Далекая музыка дочери Сталина | страница 62
Мы смогли лишь уехать на несколько дней в Сан-Франциско, под предлогом визита к сестре Вэса, и она устроила нас в мотель в Соселито, на берегу прекрасного Сан-францисского залива… Это было чудесно. Мы бродили по берегу залива, заходили в местные лавочки и просто оставались в своей маленькой комнатке, читая газеты и слушая гудок «туманного сигнала» с ближайшего маяка. Но он звучал здесь не так, как тогда, на острове Монгихан… Или, может быть, это мне только казалось.
Поздно ночью междугородные деловые звонки находили Вэса и здесь. Как-то раз я взяла трубку и сказала: «Он спит, позвоните в 9 часов утра». На другом конце провода кто-то задохнулся от удивления. Наутро Вэс был рассержен происшедшим и потребовал, чтобы я «не вмешивалась в работу». Он признался, что это был его образ жизни долгие годы, и просил: «Пожалуйста, не пытайся это изменить». Он старался изо всех сил продемонстрировать всем свою преданность делу и Товариществу, и что с женитьбой для него – ничего не изменилось.
Все свободное время – когда таковое случалось – он проводил в магазинах.
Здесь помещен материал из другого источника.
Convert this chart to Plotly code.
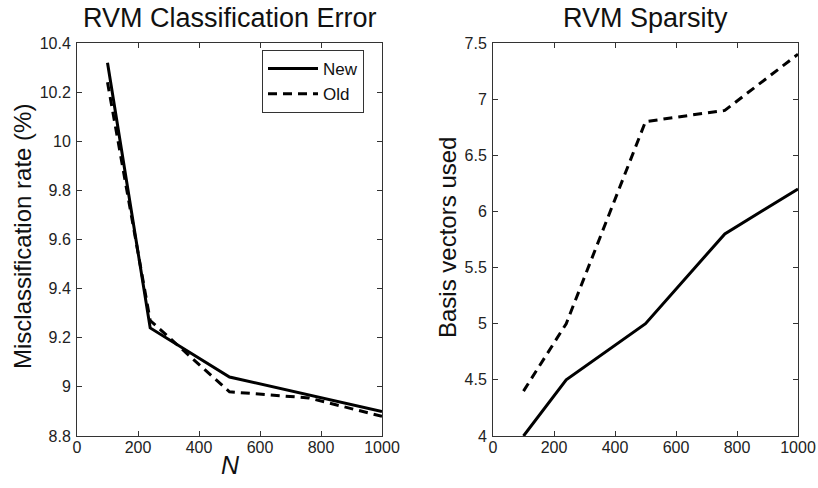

Мы не посетили ни одного интересного памятника, музея, галереи, ни старых миссий в Сан-Франциско… Мы только носились из одного магазина в другой, всегда выходя с множеством покупок. Я никогда не видела, чтобы мужчина так же любил лавки, как это обожают женщины! Вэс часто выбирал платья для меня: он считал, что мой пуританский вкус в одежде должен быть забыт. Я же пыталась оставаться в своей «традиции незаметности». У нас был теперь общий счет в банке, и мы тратили с каким-то безумством, покупая одежду, драгоценности, обувь – не только для себя, но также и для других… Мне казалось, что мы скоро будем снова в тех же долгах, которые мы только что выплатили. Но привычки Вэса было невозможно преодолеть. Он любил жить, следуя годами установившемуся шаблону.
Его жажда к красивым вещам – вышивкам, резному камню, особенным ювелирным изделиям, необычайным вечерним платьям (которые его жена должна была носить) была какой-то детской, как будто ребенок вдруг очутился в игрушечном магазине своей мечты. Но зная, каким безденежьем страдали все в Товариществе, он также покупал платья для «девочек», часы для «мальчиков», не обходя никого. Может быть, он чувствовал тайную вину пред ними, оттого что он имел теперь все что хотел. Я не препятствовала этой его щедрости, хотя мне, выросшей среди весьма «мужественных мужчин», казалось странным такое увлечение тряпками и безделушками. Но это был новый для меня мир художников, кому нужна красота и гармония во всем окружающем. Это был совершенно незнакомый для меня образ жизни, а мне всегда нравилось узнавать новое.